Retype only what runs from the first line of the records to the line with "(bedlbl) at (473,15)", inclusive, and no pictures.

Data for the task =
* * * * * * *

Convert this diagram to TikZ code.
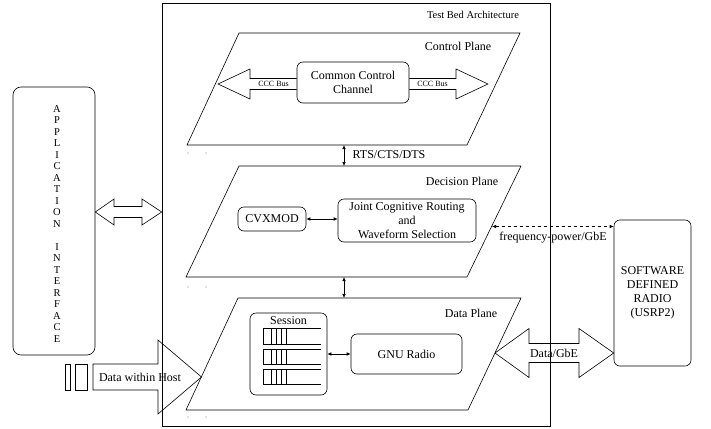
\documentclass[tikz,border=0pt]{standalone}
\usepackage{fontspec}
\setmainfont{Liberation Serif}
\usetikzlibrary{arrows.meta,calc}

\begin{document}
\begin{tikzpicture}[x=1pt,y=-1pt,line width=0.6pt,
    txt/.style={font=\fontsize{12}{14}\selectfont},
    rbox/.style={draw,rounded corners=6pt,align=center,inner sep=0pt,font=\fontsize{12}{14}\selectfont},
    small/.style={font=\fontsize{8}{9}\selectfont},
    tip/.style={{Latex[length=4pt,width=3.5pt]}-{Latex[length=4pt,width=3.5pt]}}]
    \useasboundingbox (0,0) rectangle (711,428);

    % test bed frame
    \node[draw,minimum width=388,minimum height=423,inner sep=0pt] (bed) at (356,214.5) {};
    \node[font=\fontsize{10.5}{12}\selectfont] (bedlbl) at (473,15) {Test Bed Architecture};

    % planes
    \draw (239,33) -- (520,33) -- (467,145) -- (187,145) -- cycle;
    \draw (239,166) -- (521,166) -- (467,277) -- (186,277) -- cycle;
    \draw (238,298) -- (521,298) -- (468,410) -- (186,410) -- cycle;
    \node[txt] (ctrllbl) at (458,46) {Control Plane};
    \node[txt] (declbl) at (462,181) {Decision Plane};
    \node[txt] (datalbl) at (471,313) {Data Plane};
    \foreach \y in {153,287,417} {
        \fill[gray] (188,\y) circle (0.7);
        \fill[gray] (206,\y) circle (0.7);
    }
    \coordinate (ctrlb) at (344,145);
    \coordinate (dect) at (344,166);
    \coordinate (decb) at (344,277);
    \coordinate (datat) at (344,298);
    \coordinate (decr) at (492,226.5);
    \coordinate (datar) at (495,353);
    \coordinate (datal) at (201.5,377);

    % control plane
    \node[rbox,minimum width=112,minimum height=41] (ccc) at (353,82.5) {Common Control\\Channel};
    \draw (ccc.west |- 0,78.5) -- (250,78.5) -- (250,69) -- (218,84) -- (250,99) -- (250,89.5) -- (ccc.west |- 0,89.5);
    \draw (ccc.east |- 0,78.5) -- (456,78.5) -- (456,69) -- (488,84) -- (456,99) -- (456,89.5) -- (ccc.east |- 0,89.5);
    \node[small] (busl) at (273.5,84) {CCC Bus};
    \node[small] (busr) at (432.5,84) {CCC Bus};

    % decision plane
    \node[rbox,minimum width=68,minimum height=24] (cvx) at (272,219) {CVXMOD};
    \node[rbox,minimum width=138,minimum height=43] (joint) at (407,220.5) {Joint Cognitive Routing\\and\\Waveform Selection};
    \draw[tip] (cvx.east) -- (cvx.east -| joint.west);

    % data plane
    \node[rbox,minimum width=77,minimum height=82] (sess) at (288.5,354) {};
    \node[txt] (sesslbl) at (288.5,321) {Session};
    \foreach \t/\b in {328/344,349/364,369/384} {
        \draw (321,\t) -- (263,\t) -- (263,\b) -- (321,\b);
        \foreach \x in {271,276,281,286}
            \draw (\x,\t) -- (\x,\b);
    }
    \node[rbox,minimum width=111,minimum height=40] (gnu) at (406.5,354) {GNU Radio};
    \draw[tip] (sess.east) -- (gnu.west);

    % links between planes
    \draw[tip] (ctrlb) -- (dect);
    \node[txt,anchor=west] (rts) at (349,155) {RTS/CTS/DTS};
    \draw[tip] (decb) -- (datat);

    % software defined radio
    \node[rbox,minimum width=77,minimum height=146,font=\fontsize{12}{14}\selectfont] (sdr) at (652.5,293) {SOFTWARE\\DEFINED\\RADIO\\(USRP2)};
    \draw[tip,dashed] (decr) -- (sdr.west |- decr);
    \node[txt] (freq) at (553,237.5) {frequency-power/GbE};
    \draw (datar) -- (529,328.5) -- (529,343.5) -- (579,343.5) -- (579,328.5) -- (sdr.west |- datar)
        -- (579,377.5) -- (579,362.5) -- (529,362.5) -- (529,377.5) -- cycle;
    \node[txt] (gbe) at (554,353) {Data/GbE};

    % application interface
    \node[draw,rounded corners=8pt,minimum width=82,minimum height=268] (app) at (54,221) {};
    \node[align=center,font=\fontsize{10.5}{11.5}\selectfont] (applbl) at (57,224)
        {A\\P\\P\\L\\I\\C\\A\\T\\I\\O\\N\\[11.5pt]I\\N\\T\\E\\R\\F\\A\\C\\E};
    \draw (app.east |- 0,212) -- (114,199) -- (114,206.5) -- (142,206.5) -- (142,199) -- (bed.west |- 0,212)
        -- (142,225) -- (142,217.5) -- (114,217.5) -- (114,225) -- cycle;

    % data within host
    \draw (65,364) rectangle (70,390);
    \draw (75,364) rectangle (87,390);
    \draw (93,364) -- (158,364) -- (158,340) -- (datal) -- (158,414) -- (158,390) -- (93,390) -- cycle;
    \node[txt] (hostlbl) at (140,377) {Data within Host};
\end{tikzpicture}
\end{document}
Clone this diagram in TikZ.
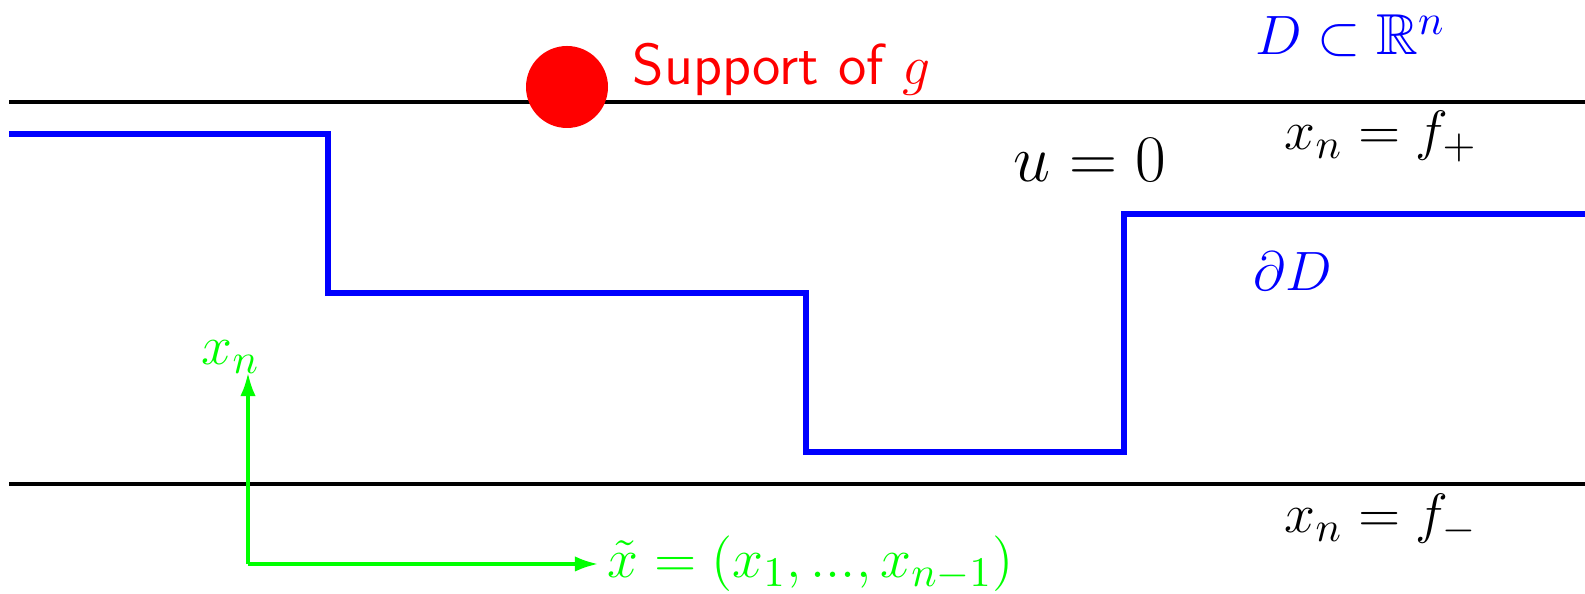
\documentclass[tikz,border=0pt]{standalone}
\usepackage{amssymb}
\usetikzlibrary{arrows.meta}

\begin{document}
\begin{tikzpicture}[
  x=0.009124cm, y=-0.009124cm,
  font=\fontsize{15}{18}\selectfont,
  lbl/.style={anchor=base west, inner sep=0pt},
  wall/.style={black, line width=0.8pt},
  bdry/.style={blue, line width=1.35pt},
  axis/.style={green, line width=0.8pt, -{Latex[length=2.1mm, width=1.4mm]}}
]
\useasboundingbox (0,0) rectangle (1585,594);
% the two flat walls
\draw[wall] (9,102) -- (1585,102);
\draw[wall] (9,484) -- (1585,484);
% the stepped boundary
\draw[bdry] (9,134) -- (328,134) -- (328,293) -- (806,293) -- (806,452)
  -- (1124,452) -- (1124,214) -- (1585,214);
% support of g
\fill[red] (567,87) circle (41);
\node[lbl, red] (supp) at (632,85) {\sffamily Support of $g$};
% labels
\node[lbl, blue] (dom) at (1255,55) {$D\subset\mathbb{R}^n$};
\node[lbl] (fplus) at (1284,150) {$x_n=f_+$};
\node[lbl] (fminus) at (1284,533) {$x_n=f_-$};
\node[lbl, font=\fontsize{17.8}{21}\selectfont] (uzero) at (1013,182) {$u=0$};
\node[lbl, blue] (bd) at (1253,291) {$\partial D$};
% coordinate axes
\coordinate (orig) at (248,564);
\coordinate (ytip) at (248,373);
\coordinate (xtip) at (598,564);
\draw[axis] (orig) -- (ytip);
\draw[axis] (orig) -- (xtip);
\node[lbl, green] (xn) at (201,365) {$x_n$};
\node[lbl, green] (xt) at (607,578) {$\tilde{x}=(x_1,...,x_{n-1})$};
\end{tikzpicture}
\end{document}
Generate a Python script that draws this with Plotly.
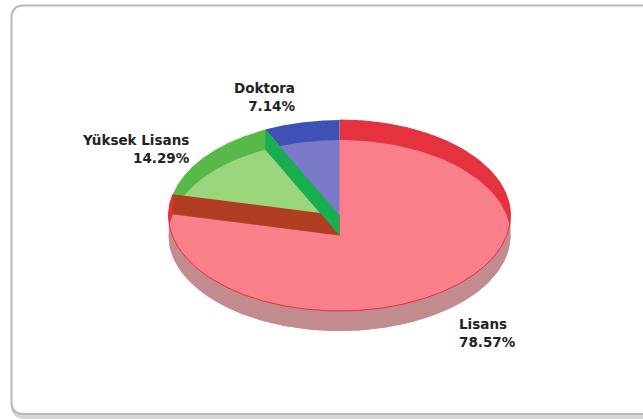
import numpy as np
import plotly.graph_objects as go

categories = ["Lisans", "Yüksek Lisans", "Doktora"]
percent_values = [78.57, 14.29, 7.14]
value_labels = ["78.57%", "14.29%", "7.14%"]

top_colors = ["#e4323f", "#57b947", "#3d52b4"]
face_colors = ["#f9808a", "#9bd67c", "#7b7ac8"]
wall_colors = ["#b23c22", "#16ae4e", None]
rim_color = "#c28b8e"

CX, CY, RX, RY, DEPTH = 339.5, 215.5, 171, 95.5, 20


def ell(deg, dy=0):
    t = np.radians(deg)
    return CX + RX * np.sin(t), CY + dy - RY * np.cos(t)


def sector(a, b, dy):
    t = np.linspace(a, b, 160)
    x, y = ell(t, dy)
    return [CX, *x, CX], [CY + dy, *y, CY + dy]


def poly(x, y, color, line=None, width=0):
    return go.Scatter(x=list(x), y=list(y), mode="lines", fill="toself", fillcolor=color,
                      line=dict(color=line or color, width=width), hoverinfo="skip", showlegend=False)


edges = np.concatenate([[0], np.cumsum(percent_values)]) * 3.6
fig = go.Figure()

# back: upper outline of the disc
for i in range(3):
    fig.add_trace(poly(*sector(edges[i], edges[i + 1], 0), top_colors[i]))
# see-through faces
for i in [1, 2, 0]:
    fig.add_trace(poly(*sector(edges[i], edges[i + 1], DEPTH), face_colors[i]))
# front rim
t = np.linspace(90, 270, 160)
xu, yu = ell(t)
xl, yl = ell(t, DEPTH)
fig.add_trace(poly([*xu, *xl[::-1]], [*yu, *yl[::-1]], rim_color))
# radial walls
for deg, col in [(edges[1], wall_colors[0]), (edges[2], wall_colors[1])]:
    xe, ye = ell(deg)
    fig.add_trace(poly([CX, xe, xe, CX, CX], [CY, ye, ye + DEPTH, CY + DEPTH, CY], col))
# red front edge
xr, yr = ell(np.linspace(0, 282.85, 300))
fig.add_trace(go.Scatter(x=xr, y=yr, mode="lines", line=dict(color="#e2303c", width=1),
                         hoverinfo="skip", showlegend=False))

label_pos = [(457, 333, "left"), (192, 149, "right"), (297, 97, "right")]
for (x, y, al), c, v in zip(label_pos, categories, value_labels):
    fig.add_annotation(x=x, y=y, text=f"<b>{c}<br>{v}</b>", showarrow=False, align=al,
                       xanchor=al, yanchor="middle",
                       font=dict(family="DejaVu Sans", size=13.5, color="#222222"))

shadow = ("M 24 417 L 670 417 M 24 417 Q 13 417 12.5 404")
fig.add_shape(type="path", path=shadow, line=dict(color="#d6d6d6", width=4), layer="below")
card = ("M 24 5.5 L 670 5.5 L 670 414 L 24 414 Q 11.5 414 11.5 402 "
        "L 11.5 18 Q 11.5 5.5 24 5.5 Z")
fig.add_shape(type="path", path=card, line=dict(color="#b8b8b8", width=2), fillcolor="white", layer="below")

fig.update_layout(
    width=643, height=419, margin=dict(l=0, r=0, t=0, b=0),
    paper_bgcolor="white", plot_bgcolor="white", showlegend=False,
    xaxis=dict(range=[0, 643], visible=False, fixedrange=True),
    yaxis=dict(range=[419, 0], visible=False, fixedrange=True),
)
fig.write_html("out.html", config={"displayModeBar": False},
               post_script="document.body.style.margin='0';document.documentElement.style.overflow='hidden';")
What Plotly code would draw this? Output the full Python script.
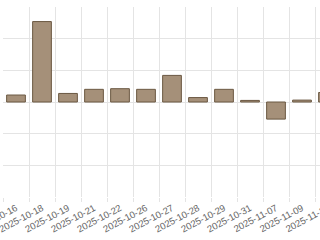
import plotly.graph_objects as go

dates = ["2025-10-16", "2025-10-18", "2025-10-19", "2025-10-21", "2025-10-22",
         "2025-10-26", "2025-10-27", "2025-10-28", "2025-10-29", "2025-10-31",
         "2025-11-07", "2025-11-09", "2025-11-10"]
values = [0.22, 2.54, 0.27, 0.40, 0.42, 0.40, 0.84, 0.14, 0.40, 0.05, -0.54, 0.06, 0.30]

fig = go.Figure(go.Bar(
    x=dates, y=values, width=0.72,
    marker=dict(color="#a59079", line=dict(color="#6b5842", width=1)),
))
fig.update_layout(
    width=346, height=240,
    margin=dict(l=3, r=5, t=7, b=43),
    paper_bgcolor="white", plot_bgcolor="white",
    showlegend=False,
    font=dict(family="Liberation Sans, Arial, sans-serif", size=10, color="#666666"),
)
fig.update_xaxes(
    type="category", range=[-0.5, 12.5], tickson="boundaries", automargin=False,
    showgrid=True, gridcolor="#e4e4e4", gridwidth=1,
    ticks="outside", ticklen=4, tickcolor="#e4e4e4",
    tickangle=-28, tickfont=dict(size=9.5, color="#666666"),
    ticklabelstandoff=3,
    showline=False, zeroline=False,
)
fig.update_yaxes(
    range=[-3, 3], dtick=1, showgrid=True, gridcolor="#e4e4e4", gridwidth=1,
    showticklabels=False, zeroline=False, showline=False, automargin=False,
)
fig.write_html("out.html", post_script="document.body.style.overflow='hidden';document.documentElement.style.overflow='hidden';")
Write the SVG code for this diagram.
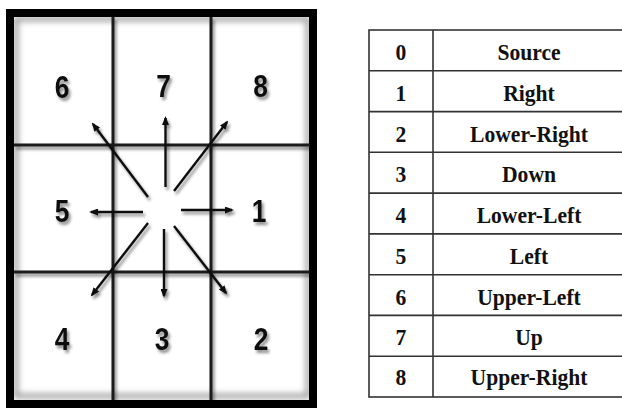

* * * * * * *

Task response =
Convert this diagram to TikZ code.
\documentclass[tikz,border=0pt]{standalone}
\usepackage{fontspec}
\setmainfont{Liberation Serif}
\usetikzlibrary{arrows.meta,calc}

\begin{document}
\begin{tikzpicture}[x=1pt,y=-1pt,line width=0.6pt,
    txt/.style={font=\fontsize{12}{14}\selectfont},
    rbox/.style={draw,rounded corners=6pt,align=center,inner sep=0pt,font=\fontsize{12}{14}\selectfont},
    small/.style={font=\fontsize{8}{9}\selectfont},
    tip/.style={{Latex[length=4pt,width=3.5pt]}-{Latex[length=4pt,width=3.5pt]}}]
    \useasboundingbox (0,0) rectangle (711,428);

    % test bed frame
    \node[draw,minimum width=388,minimum height=423,inner sep=0pt] (bed) at (356,214.5) {};
    \node[font=\fontsize{10.5}{12}\selectfont] (bedlbl) at (473,15) {Test Bed Architecture};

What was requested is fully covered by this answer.